_THE PROBLEM_:
Carry none of the pictures over; set down the material below exactly.

_DATASET EXCERPT_:

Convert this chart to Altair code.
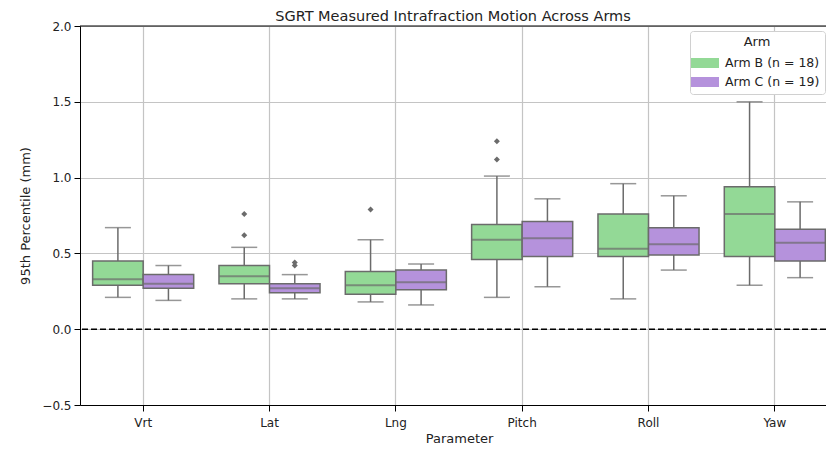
import altair as alt
import pandas as pd

params = ["Vrt", "Lat", "Lng", "Pitch", "Roll", "Yaw"]
arms = ["Arm B (n = 18)", "Arm C (n = 19)"]

# box summaries (mm)
lo_b = [0.21, 0.20, 0.18, 0.21, 0.20, 0.29]
q1_b = [0.29, 0.30, 0.23, 0.46, 0.48, 0.48]
med_b = [0.33, 0.35, 0.29, 0.59, 0.53, 0.76]
q3_b = [0.45, 0.42, 0.38, 0.69, 0.76, 0.94]
hi_b = [0.67, 0.54, 0.59, 1.01, 0.96, 1.50]

lo_c = [0.19, 0.20, 0.16, 0.28, 0.39, 0.34]
q1_c = [0.27, 0.24, 0.26, 0.48, 0.49, 0.45]
med_c = [0.30, 0.27, 0.31, 0.60, 0.56, 0.57]
q3_c = [0.36, 0.30, 0.39, 0.71, 0.67, 0.66]
hi_c = [0.42, 0.36, 0.43, 0.86, 0.88, 0.84]

out_param = ["Lat", "Lat", "Lng", "Pitch", "Pitch", "Lat", "Lat"]
out_arm = [arms[0]] * 5 + [arms[1]] * 2
out_val = [0.76, 0.62, 0.79, 1.24, 1.12, 0.44, 0.42]

df = pd.DataFrame({
    "Parameter": params * 2,
    "Arm": [arms[0]] * 6 + [arms[1]] * 6,
    "lo": lo_b + lo_c,
    "q1": q1_b + q1_c,
    "med": med_b + med_c,
    "q3": q3_b + q3_c,
    "hi": hi_b + hi_c,
})
outliers = pd.DataFrame({"Parameter": out_param, "Arm": out_arm, "v": out_val})

edge = "#6b6b6b"
grid = "#c4c4c4"

# the original axes run a little past the right edge of the page
x = alt.X(
    "Parameter:N", sort=params, title="Parameter",
    scale=alt.Scale(range=[0, 758], paddingInner=0.2, paddingOuter=0.1),
    axis=alt.Axis(labelAngle=0, grid=True, gridColor=grid, bandPosition=0.5,
                  domainColor="black", tickColor="black", tickSize=6,
                  labelPadding=6, titlePadding=4),
)
xo = alt.XOffset("Arm:N", sort=arms, scale=alt.Scale(paddingInner=0, paddingOuter=0))
yscale = alt.Scale(domain=[-0.5, 2.0], nice=False)
yaxis = alt.Axis(values=[-0.5, 0, 0.5, 1.0, 1.5, 2.0], format=".1f", grid=True,
                 gridColor=grid, domainColor="black", tickColor="black",
                 tickSize=6, labelPadding=3, titlePadding=9)

base = alt.Chart(df).encode(x=x, xOffset=xo)

whisk_lo = base.mark_rule(color=edge, strokeWidth=1.5).encode(
    y=alt.Y("lo:Q", scale=yscale, axis=yaxis, title="95th Percentile (mm)"), y2="q1:Q")
whisk_hi = base.mark_rule(color=edge, strokeWidth=1.5).encode(y="q3:Q", y2="hi:Q")
cap_lo = base.mark_tick(color=edge, size=26, thickness=1.5).encode(y="lo:Q")
cap_hi = base.mark_tick(color=edge, size=26, thickness=1.5).encode(y="hi:Q")

box = base.mark_bar(stroke=edge, strokeWidth=1.5, opacity=1).encode(
    y="q1:Q", y2="q3:Q",
    color=alt.Color("Arm:N", sort=arms,
                    scale=alt.Scale(domain=arms, range=["#93d996", "#b592dc"]),
                    legend=alt.Legend(title="Arm")),
)
median = base.mark_tick(color=edge, size=50, thickness=2).encode(y="med:Q")

fliers = alt.Chart(outliers).mark_point(
    shape="diamond", filled=True, color=edge, size=36, opacity=1
).encode(x=x, xOffset=xo, y="v:Q")

zero = alt.Chart(pd.DataFrame({"y": [0.0]})).mark_rule(
    color="black", strokeDash=[6, 3], strokeWidth=1.6
).encode(y="y:Q")
top = alt.Chart(pd.DataFrame({"y": [2.0]})).mark_rule(
    color="black", strokeWidth=1.2
).encode(y="y:Q")

chart = alt.layer(
    zero, whisk_lo, whisk_hi, cap_lo, cap_hi, box, median, fliers, top
).properties(
    width=746, height=379,
    autosize=alt.AutoSizeParams(type="none"),
    padding={"left": 72, "top": 18, "right": 0, "bottom": 42},
    title=alt.Title("SGRT Measured Intrafraction Motion Across Arms",
                    fontSize=14.5, fontWeight="normal", offset=-4,
                    frame="group", anchor="middle", color="#222222"),
).configure(
    font="DejaVu Sans",
).configure_view(
    stroke=None,
).configure_axis(
    labelFontSize=12, titleFontSize=13, titleFontWeight="normal",
    labelColor="#222222", titleColor="#222222", gridWidth=1.2,
).configure_legend(
    orient="none", legendX=610, legendY=5,
    fillColor="white", strokeColor="#d0d0d0", cornerRadius=3,
    padding=5, titleAnchor="middle", titleFontSize=13, titleFontWeight="normal",
    titlePadding=4,
    labelFontSize=12.5, titleColor="#222222", labelColor="#222222",
    symbolType="M-1.4,-0.5H1.4V0.5H-1.4Z", symbolSize=400,
    symbolStrokeWidth=0, symbolOpacity=1, labelOffset=10, rowPadding=2,
)

chart.save("out.html", embed_options={"renderer": "svg", "actions": False})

_ANSWER IN FULL_:
Convert this chart to Altair code.
import altair as alt
import pandas as pd

params = ["Vrt", "Lat", "Lng", "Pitch", "Roll", "Yaw"]
arms = ["Arm B (n = 18)", "Arm C (n = 19)"]

# box summaries (mm)
lo_b = [0.21, 0.20, 0.18, 0.21, 0.20, 0.29]
q1_b = [0.29, 0.30, 0.23, 0.46, 0.48, 0.48]
med_b = [0.33, 0.35, 0.29, 0.59, 0.53, 0.76]
q3_b = [0.45, 0.42, 0.38, 0.69, 0.76, 0.94]
hi_b = [0.67, 0.54, 0.59, 1.01, 0.96, 1.50]

lo_c = [0.19, 0.20, 0.16, 0.28, 0.39, 0.34]
q1_c = [0.27, 0.24, 0.26, 0.48, 0.49, 0.45]
med_c = [0.30, 0.27, 0.31, 0.60, 0.56, 0.57]
q3_c = [0.36, 0.30, 0.39, 0.71, 0.67, 0.66]
hi_c = [0.42, 0.36, 0.43, 0.86, 0.88, 0.84]

out_param = ["Lat", "Lat", "Lng", "Pitch", "Pitch", "Lat", "Lat"]
out_arm = [arms[0]] * 5 + [arms[1]] * 2
out_val = [0.76, 0.62, 0.79, 1.24, 1.12, 0.44, 0.42]

df = pd.DataFrame({
    "Parameter": params * 2,
    "Arm": [arms[0]] * 6 + [arms[1]] * 6,
    "lo": lo_b + lo_c,
    "q1": q1_b + q1_c,
    "med": med_b + med_c,
    "q3": q3_b + q3_c,
    "hi": hi_b + hi_c,
})
outliers = pd.DataFrame({"Parameter": out_param, "Arm": out_arm, "v": out_val})

edge = "#6b6b6b"
grid = "#c4c4c4"

# the original axes run a little past the right edge of the page
x = alt.X(
    "Parameter:N", sort=params, title="Parameter",
    scale=alt.Scale(range=[0, 758], paddingInner=0.2, paddingOuter=0.1),
    axis=alt.Axis(labelAngle=0, grid=True, gridColor=grid, bandPosition=0.5,
                  domainColor="black", tickColor="black", tickSize=6,
                  labelPadding=6, titlePadding=4),
)
xo = alt.XOffset("Arm:N", sort=arms, scale=alt.Scale(paddingInner=0, paddingOuter=0))
yscale = alt.Scale(domain=[-0.5, 2.0], nice=False)
yaxis = alt.Axis(values=[-0.5, 0, 0.5, 1.0, 1.5, 2.0], format=".1f", grid=True,
                 gridColor=grid, domainColor="black", tickColor="black",
                 tickSize=6, labelPadding=3, titlePadding=9)

base = alt.Chart(df).encode(x=x, xOffset=xo)

whisk_lo = base.mark_rule(color=edge, strokeWidth=1.5).encode(
    y=alt.Y("lo:Q", scale=yscale, axis=yaxis, title="95th Percentile (mm)"), y2="q1:Q")
whisk_hi = base.mark_rule(color=edge, strokeWidth=1.5).encode(y="q3:Q", y2="hi:Q")
cap_lo = base.mark_tick(color=edge, size=26, thickness=1.5).encode(y="lo:Q")
cap_hi = base.mark_tick(color=edge, size=26, thickness=1.5).encode(y="hi:Q")

box = base.mark_bar(stroke=edge, strokeWidth=1.5, opacity=1).encode(
    y="q1:Q", y2="q3:Q",
    color=alt.Color("Arm:N", sort=arms,
                    scale=alt.Scale(domain=arms, range=["#93d996", "#b592dc"]),
                    legend=alt.Legend(title="Arm")),
)
median = base.mark_tick(color=edge, size=50, thickness=2).encode(y="med:Q")

fliers = alt.Chart(outliers).mark_point(
    shape="diamond", filled=True, color=edge, size=36, opacity=1
).encode(x=x, xOffset=xo, y="v:Q")

zero = alt.Chart(pd.DataFrame({"y": [0.0]})).mark_rule(
    color="black", strokeDash=[6, 3], strokeWidth=1.6
).encode(y="y:Q")
top = alt.Chart(pd.DataFrame({"y": [2.0]})).mark_rule(
    color="black", strokeWidth=1.2
).encode(y="y:Q")

chart = alt.layer(
    zero, whisk_lo, whisk_hi, cap_lo, cap_hi, box, median, fliers, top
).properties(
    width=746, height=379,
    autosize=alt.AutoSizeParams(type="none"),
    padding={"left": 72, "top": 18, "right": 0, "bottom": 42},
    title=alt.Title("SGRT Measured Intrafraction Motion Across Arms",
                    fontSize=14.5, fontWeight="normal", offset=-4,
                    frame="group", anchor="middle", color="#222222"),
).configure(
    font="DejaVu Sans",
).configure_view(
    stroke=None,
).configure_axis(
    labelFontSize=12, titleFontSize=13, titleFontWeight="normal",
    labelColor="#222222", titleColor="#222222", gridWidth=1.2,
).configure_legend(
    orient="none", legendX=610, legendY=5,
    fillColor="white", strokeColor="#d0d0d0", cornerRadius=3,
    padding=5, titleAnchor="middle", titleFontSize=13, titleFontWeight="normal",
    titlePadding=4,
    labelFontSize=12.5, titleColor="#222222", labelColor="#222222",
    symbolType="M-1.4,-0.5H1.4V0.5H-1.4Z", symbolSize=400,
    symbolStrokeWidth=0, symbolOpacity=1, labelOffset=10, rowPadding=2,
)

chart.save("out.html", embed_options={"renderer": "svg", "actions": False})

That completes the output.